### What you need to do
Locate every line below that contains the word "matplotlib" and copy it.

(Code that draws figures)
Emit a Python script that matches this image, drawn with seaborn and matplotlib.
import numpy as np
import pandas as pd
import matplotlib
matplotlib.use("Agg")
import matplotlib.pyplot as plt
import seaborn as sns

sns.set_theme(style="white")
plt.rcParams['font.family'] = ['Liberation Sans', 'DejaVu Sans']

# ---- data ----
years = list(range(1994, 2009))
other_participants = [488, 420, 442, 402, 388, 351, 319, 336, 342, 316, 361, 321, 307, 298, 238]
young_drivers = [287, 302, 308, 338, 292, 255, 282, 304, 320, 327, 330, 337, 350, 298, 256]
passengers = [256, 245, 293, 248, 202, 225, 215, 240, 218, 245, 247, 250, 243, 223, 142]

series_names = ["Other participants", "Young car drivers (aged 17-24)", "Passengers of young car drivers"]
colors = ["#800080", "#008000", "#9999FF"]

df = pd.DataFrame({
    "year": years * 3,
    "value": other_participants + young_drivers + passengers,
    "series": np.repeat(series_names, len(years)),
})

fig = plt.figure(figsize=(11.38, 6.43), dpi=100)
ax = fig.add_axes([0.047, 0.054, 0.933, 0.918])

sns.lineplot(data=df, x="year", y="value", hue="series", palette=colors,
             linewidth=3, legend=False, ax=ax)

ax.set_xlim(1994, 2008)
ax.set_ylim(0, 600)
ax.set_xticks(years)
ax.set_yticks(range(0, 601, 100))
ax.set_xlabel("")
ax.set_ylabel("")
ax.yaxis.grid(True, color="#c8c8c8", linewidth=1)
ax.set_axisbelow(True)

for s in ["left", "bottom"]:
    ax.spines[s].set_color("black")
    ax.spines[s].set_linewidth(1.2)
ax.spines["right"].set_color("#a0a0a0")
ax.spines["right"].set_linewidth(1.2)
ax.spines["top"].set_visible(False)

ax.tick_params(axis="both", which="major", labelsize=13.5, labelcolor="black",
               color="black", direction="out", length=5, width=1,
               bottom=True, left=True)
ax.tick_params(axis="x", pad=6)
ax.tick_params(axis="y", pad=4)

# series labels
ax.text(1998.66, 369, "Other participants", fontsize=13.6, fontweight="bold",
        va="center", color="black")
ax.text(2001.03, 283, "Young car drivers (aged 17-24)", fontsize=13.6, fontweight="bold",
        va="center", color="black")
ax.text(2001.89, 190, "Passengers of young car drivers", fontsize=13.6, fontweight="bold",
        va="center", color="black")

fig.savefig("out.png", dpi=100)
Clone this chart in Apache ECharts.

### Solution for this exercise
Emit a Python script that matches this image, drawn with seaborn and matplotlib.
import matplotlib
matplotlib.use("Agg")
import matplotlib.pyplot as plt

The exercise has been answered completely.